A day after Defense Secretary Jim Mattis told VMI cadets that the “jury’s still out” on women serving in combat infantry units, he defended the remarks, saying they had been misconstrued by the media.
At the Virginia Military Institute Tuesday, a male cadet asked Mattis the following question:
“Sir ... first off I’d just like to say, pardon my language, but there are a lot of bad-ass women here, some [more] physically fit than I am, some smarter than I am, but I remember I was doing some research on the Marine Corps’ experiment to see if female in combat arms makes us more combat effective, and I would just like to hear your thoughts on that.”
Mattis gave the cadet an extended response, which was rooted in the idea that the country still needs to decide what kind of society it wants, and that there still was not enough data to determine whether females in close-quarters combat were a military strength or weakness. He told the cadet he had not crafted the policy to open all combat positions to women, which was done by his predecessor, former Defense Secretary Ash Carter.
“Remember our natural inclination to have this open to all. But we cannot do something that militarily doesn’t make sense,” Mattis told the cadet.
Mattis' references to what, from his experience, makes for a strong infantry ― “They’re cocky, they’re rambunctious. They’re necessarily macho. And it’s the most primitive, I would say even evil, environment. You can’t even explain it." ― drew criticism Wednesday from women’s service member advocacy groups.
“When the most senior military leader makes it clear that this was not a policy that he supported, but one that he “inherited” he is tacitly endorsing efforts to undermine the success of the women currently serving in the infantry and in combat arms. He is sabotaging the efforts of his men and women who are working to integrate women," the Service Women’s Action Network said in a statement.

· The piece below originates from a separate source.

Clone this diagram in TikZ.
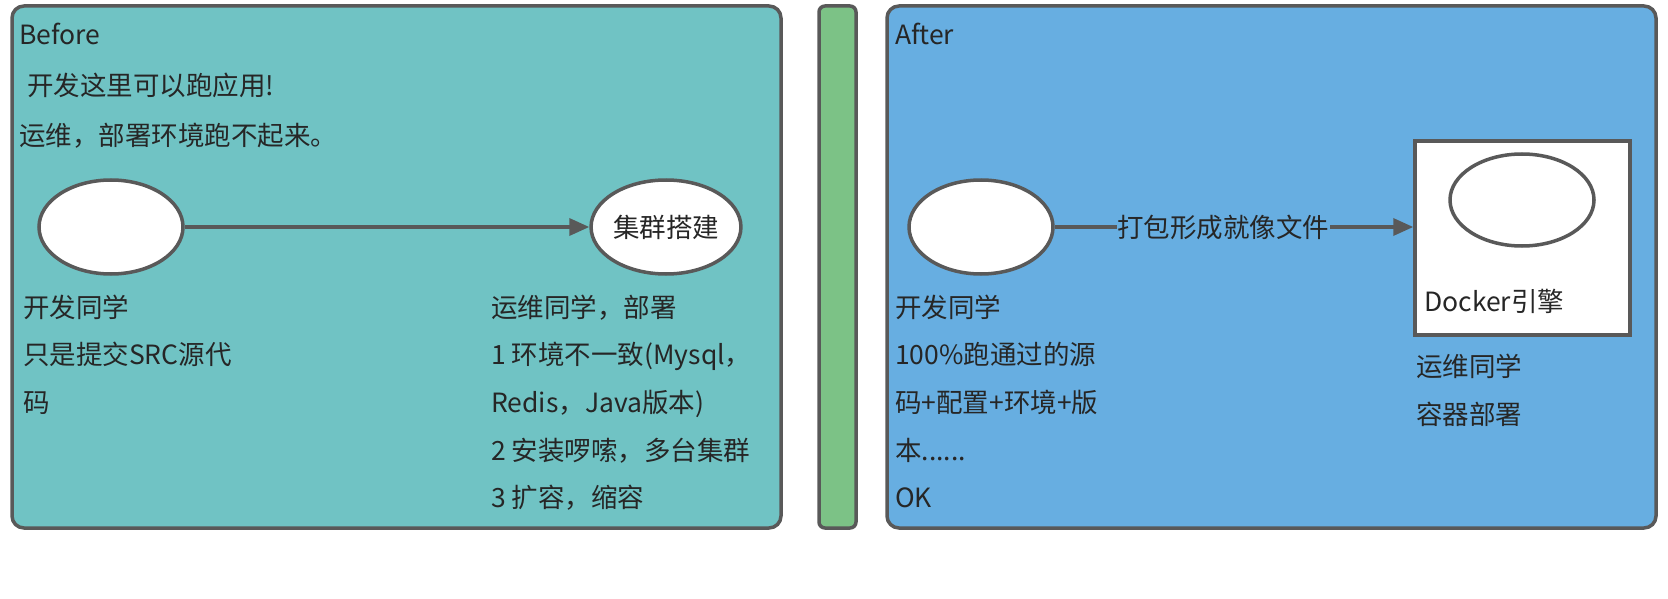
\documentclass[tikz,border=0pt]{standalone}
\usepackage{fontspec}
\newfontfamily\cjk{Noto Sans CJK SC}
\usetikzlibrary{arrows.meta,shapes.geometric}
\definecolor{beforeteal}{RGB}{112,195,196}
\definecolor{afterblue}{RGB}{103,174,225}
\definecolor{bargreen}{RGB}{124,194,134}
\definecolor{edgegray}{RGB}{89,89,89}
\tikzset{
  panel/.style={draw=edgegray, line width=3.5pt, rounded corners=12pt},
  blob/.style={ellipse, draw=edgegray, line width=3.5pt, fill=white, minimum width=144pt, minimum height=94pt, inner sep=0pt, font=\cjk\fontsize{26.5}{30}\selectfont, text=black!85},
  txt/.style={anchor=west, inner sep=0pt, text height=20pt, text depth=0pt, font=\cjk\fontsize{26.5}{30}\selectfont, text=black!85},
  conn/.style={draw=edgegray, line width=3.5pt, -{Triangle[length=20pt,width=17pt]}},
}
\begin{document}
\begin{tikzpicture}[x=1pt, y=-1pt]
  \useasboundingbox (0,0) rectangle (1668,599);
  %%%%% panels %%%%%
  \draw[panel, fill=beforeteal] (12,6) rectangle (781,528);
  \draw[panel, fill=bargreen, rounded corners=6pt] (819,6) rectangle (856,528);
  \draw[panel, fill=afterblue] (887,6) rectangle (1656,528);

  %%%%% before %%%%%
  \node[txt] (beforetitle) at (19,35) {Before};
  \node[txt] (beforeline1) at (27,86) {开发这里可以跑应用!};
  \node[txt] (beforeline2) at (19,136) {运维，部署环境跑不起来。};

  \node[blob] (devold) at (111,227) {};
  \node[blob] (cluster) at (666,227) {集群搭建};
  \draw[conn] (devold) -- (cluster);

  \node[txt] (devold1) at (23,307) {开发同学};
  \node[txt] (devold2) at (23,354) {只是提交SRC源代};
  \node[txt] (devold3) at (23,402) {码};

  \node[txt] (opsold1) at (491,307) {运维同学，部署};
  \node[txt] (opsold2) at (491,354) {1 环境不一致(Mysql，};
  \node[txt] (opsold3) at (491,402) {Redis，Java版本)};
  \node[txt] (opsold4) at (491,450) {2 安装啰嗦，多台集群};
  \node[txt] (opsold5) at (491,497) {3 扩容，缩容};

  %%%%% after %%%%%
  \node[txt] (aftertitle) at (895,35) {After};

  \node[blob] (devnew) at (981,227) {};
  \node[draw=edgegray, line width=3.5pt, fill=white, minimum width=215pt, minimum height=194pt, inner sep=0pt] (engine) at (1522.5,238) {};
  \node[blob, minimum height=92pt] (container) at (1522,200) {};
  \node[txt] (enginelabel) at (1424,301) {Docker引擎};
  \draw[conn] (devnew) -- node[txt, anchor=center, pos=0.47, fill=afterblue, inner xsep=0.5pt] (imagelabel) {打包形成就像文件} (devnew -| engine.west);

  \node[txt] (devnew1) at (895,307) {开发同学};
  \node[txt] (devnew2) at (895,354) {100\%跑通过的源};
  \node[txt] (devnew3) at (895,402) {码+配置+环境+版};
  \node[txt] (devnew4) at (895,450) {本......};
  \node[txt] (devnew5) at (895,497) {OK};

  \node[txt] (opsnew1) at (1416,366) {运维同学};
  \node[txt] (opsnew2) at (1416,414) {容器部署};
\end{tikzpicture}
\end{document}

Mattis concluded his answer to the cadet by saying each service chief was looking at the issue, and that, "I’m open to it, and I’ll be working with the chief of staff of the Army and the others to sort it out.”
On Wednesday, Mattis said that his remarks had been misconstrued by the media and that at the speech, “the female cadets took it just the opposite ― that the door was open,” he told reporters at the Pentagon Wednesday. He also repeated that he did not have enough data yet. But he did not say he supported women serving in infantry posts.
“Right now, I prefer just to say that I handle problems when they’re brought to me,” Mattis said. “I have not had problems brought to me. If you look at other nations that have opened infantry positions to women, you see a very small, very small number. We can’t even draw statistical performance indicators from other nations right now. So I don’t talk about things that I don’t have data on.”